Part 2: Wargaming Mass Storage migration with a 6509e & Hyper-V

As you’ll recall from part 1, much of my time at work lately has been consumed by planning, testing and executing mass Storage Live Migration of 65+ .vhdx files from our old filer (built by a company that rhymes with PetTap) & its end-of-life 7200 RPM shelves to our new hotness, a Nimble CS260.

Essentially I’ve been a sort of IT Moses, planning the Exodus of my .vhdxs out of harsh, intolerably slow conditions, through some hazards & risks (Storage Migration during production), and into the promised land of speed, 1-5ms latency (rather than 20ms+!!), and user happiness.

Now VMware guys have a ton of really awesome tools to vMotion their .vmdks around their vCenters & vSpheres and their ESXis and now their VSANS too. They can tune their NFS for ludicrous speed and their Distributed Switches, now with Extra Power LACP support, can speak CDP & even tell you what physical port the SFP+ 10GbE adapter is plugged into.

Do I sound envious?

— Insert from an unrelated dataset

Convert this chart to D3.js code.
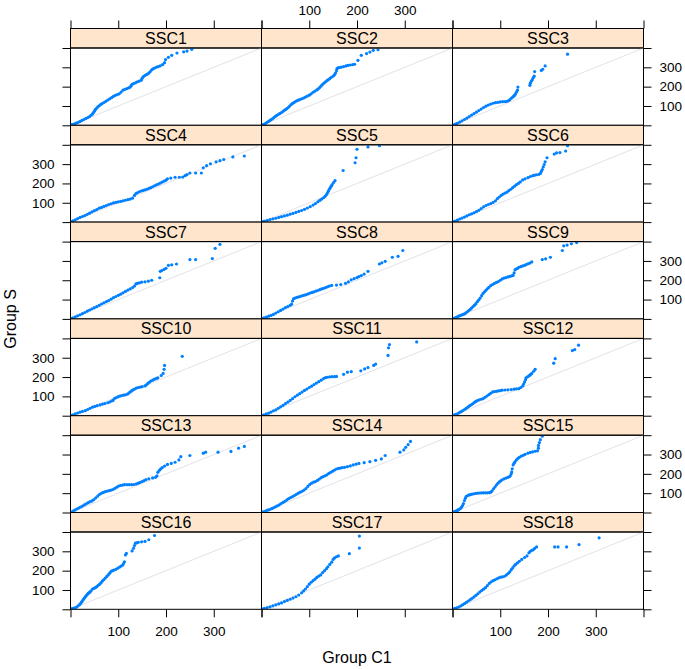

Green with it even? Well I am. 

In comparison,  I got me some System Center Virtual Machine Manager (2012 SP1), Microsoft Failover Cluster mmc snap-in, a 6509e with two awesome x6748 performance blades (February 2008’s centerpiece switch mod in the popular “Hot Switch Racks” pin-up calendar), Hyper-Vs converged fabric design, 8x1GbE LACP teams, Manage Engine’s NetFlow, boat-loads of enthusiasm and a git ‘r done attitude.

And this is what I’ve got to git done:

untitled
Filer Exodus, Nimble Promised Land

And it has to be done with zero downtime because we have a  24/6 operational tempo, and I like my Saturdays.

One of my main worries as I’ve tried to quarterback this transition has been the switch. Recall from part 1 how I’m oversubscribed to hell & back on my two 6748s:

6748fabrichyper-v

 

I fear the harsh judgment of my networking peers (You’re doing that with that?!?!) so let me just get it out there: yes, I’m essentially using my 6509 & these two blades as a bus for storage IO. In fact, iSCSI traffic accounts for about 90% of all traffic on the switch in any given 24 hour period:

You can choose any storage paradigm you like as long as it's iSCSI
You can choose any storage paradigm you like as long as it’s iSCSI

Perhaps I’m doing things with this switch & with iSCSI that no sane engineer would, but I have to say, this has proven to be pretty durable and adequate as far as performance goes. Would I like some refreshing multi-channel SMB 3 file storage, some relief from the block IO blues & Microsoft clustering headaches? Yes of course, but I’ve got to shepherd the VMs to their new home first.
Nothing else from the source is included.